Gun violence spreads like a disease through social networks, study shows

Gun violence spreads like a disease through social networks, study shows

A new study finds that gun violence spreads more like a disease, and predictions can be more accurate when “social contagion” models are used.

The study from JAMA Internal Medicine was conducted with records from fatal and nonfatal gunshot injuries in urban Chicago from 2006 to 2014. Researchers led by sociologist Andrew Papachristos at Yale combed through 1,189,225 arrest records and 16,399 gunshot violence episodes recorded by the Chicago Police Department (CPD) and found that “social contagion” accounted for most of the gunshot violence.

They concluded that 63.1 percent of all shootings were related to being around an “infector,” or a person that was exposed to gun violence themselves. They also found that those “infected” by being around a person that was exposed to gun violence were shot an average of 125 days after they came in contact with the “infected” person.

One person who is infected by gun violence can infect a group of people.

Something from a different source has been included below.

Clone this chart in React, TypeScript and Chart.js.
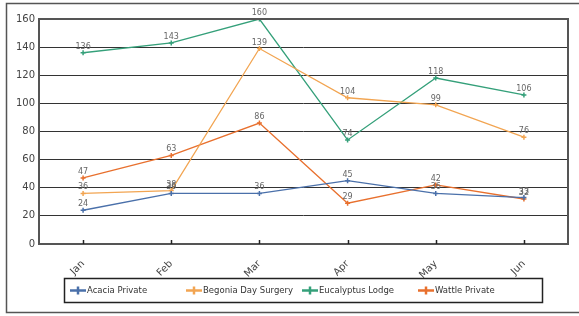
import React, { useEffect, useRef } from "react";
import { Chart, registerables } from "chart.js";

Chart.register(...registerables);

const categories = ["Jan", "Feb", "Mar", "Apr", "May", "Jun"];
const acacia = [24, 36, 36, 45, 36, 33];
const begonia = [36, 38, 139, 104, 99, 76];
const eucalyptus = [136, 143, 160, 74, 118, 106];
const wattle = [47, 63, 86, 29, 42, 32];
const seriesNames = ["Acacia Private", "Begonia Day Surgery", "Eucalyptus Lodge", "Wattle Private"];
const seriesColors = ["#4a70aa", "#f2a552", "#35a07a", "#e8702e"];
const yTicks = [0, 20, 40, 60, 80, 100, 120, 140, 160];

const FONT = "'DejaVu Sans', Verdana, sans-serif";

const framePlugin = {
  id: "frame",
  beforeDraw(chart: any) {
    const ctx = chart.ctx;
    ctx.save();
    ctx.fillStyle = "#ffffff";
    ctx.fillRect(0, 0, chart.width, chart.height);
    ctx.strokeStyle = "#555";
    ctx.lineWidth = 1.5;
    ctx.beginPath();
    ctx.moveTo(chart.width, 3.5);
    ctx.lineTo(6.5, 3.5);
    ctx.lineTo(6.5, 312.5);
    ctx.lineTo(chart.width, 312.5);
    ctx.stroke();
    ctx.restore();
  },
  afterDatasetsDraw(chart: any) {
    const ctx = chart.ctx;
    const a = chart.chartArea;
    ctx.save();
    // plot border
    ctx.strokeStyle = "#555";
    ctx.lineWidth = 2;
    ctx.strokeRect(a.left, a.top, a.right - a.left, a.bottom - a.top);
    // x tick marks inside
    const xs = chart.scales.x;
    ctx.strokeStyle = "#222";
    ctx.lineWidth = 1.5;
    categories.forEach((_, i) => {
      const px = Math.round(xs.getPixelForValue(i)) + 0.5;
      ctx.beginPath();
      ctx.moveTo(px, a.bottom - 4);
      ctx.lineTo(px, a.bottom);
      ctx.stroke();
    });
    // data labels
    ctx.font = `8px ${FONT}`;
    ctx.fillStyle = "#666";
    ctx.textAlign = "center";
    ctx.textBaseline = "bottom";
    chart.data.datasets.forEach((ds: any, di: number) => {
      const meta = chart.getDatasetMeta(di);
      meta.data.forEach((pt: any, i: number) => {
        ctx.fillText(String(ds.data[i]), pt.x, pt.y - 2);
      });
    });
    // legend
    const lx = 64.5, ly = 278.5, lw = 478, lh = 24;
    ctx.strokeStyle = "#222";
    ctx.lineWidth = 1.5;
    ctx.strokeRect(lx, ly, lw, lh);
    ctx.font = `8.5px ${FONT}`;
    ctx.textAlign = "left";
    ctx.textBaseline = "middle";
    const cy = ly + lh / 2;
    seriesNames.forEach((name, i) => {
      const x0 = 70 + i * 116;
      ctx.strokeStyle = seriesColors[i];
      ctx.lineWidth = 2.5;
      ctx.beginPath();
      ctx.moveTo(x0, cy);
      ctx.lineTo(x0 + 16, cy);
      ctx.stroke();
      ctx.lineWidth = 2.5;
      ctx.beginPath();
      ctx.moveTo(x0 + 8, cy - 4);
      ctx.lineTo(x0 + 8, cy + 4);
      ctx.stroke();
      ctx.fillStyle = "#333";
      ctx.fillText(name, x0 + 17, cy + 0.5);
    });
    ctx.restore();
  },
};

export default function App() {
  const ref = useRef<HTMLCanvasElement>(null);
  useEffect(() => {
    document.body.style.margin = "0";
    const mk = (label: string, data: number[], color: string) => ({
      label,
      data,
      borderColor: color,
      backgroundColor: color,
      borderWidth: 1.3,
      pointStyle: "cross",
      pointRadius: 2.5,
      pointBorderWidth: 1.5,
      tension: 0,
    });
    const chart = new Chart(ref.current!, {
      type: "line",
      data: {
        labels: categories,
        datasets: [
          mk(seriesNames[0], acacia, seriesColors[0]),
          mk(seriesNames[1], begonia, seriesColors[1]),
          mk(seriesNames[2], eucalyptus, seriesColors[2]),
          mk(seriesNames[3], wattle, seriesColors[3]),
        ],
      },
      plugins: [framePlugin],
      options: {
        animation: false,
        responsive: false,
        devicePixelRatio: 1,
        layout: { padding: { left: 0, top: 19, right: 11, bottom: 0 } },
        plugins: { legend: { display: false }, tooltip: { enabled: false } },
        scales: {
          x: {
            offset: true,
            grid: { display: false },
            border: { display: false },
            ticks: {
              minRotation: 45,
              maxRotation: 45,
              padding: 6,
              color: "#444",
              font: { family: FONT, size: 10 },
            },
            afterFit: (s: any) => {
              s.height = 72;
            },
          },
          y: {
            min: 0,
            max: 160,
            afterBuildTicks: (s: any) => {
              s.ticks = yTicks.map((v) => ({ value: v }));
            },
            grid: { color: "#333", lineWidth: 1, drawTicks: false },
            border: { display: false },
            ticks: {
              padding: 4,
              color: "#444",
              font: { family: FONT, size: 10 },
            },
            afterFit: (s: any) => {
              s.width = 39;
            },
          },
        },
      },
    });
    return () => chart.destroy();
  }, []);
  return <canvas ref={ref} width={579} height={316} style={{ display: "block" }} />;
}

The researchers traced these infections from one person to another, and connected the chains of infection through the network of people, finding 4,107 separate “cascades” ranging in size from a single subject, up to 469 subjects, all infecting more and more people.

RT

This is the first study to show that gun violence spreads directly from person to person after a shooting has occurred. This goes against the notion that gun violence is directly related to where a person grew up, or their socio-economic status in society.

The researchers conclude that gun violence should be treated more like a public health epidemic that spreads through social networks and interactions with others, rather than just through demographics and social status.

“Violence prevention efforts that account for social contagion, in addition to demographics, have the potential to prevent more shootings than efforts that focus only on demographics,” the study says.

The researchers found that they could more accurately predict the number of people shot by using a social contagion method over a demographic model, and that combining the two leads to much better results.

Last year alone, the Gun Violence Archive tallied over 57,000 gun-related incidents, with more than 14,000 deaths, and 30,000 gun-related injuries.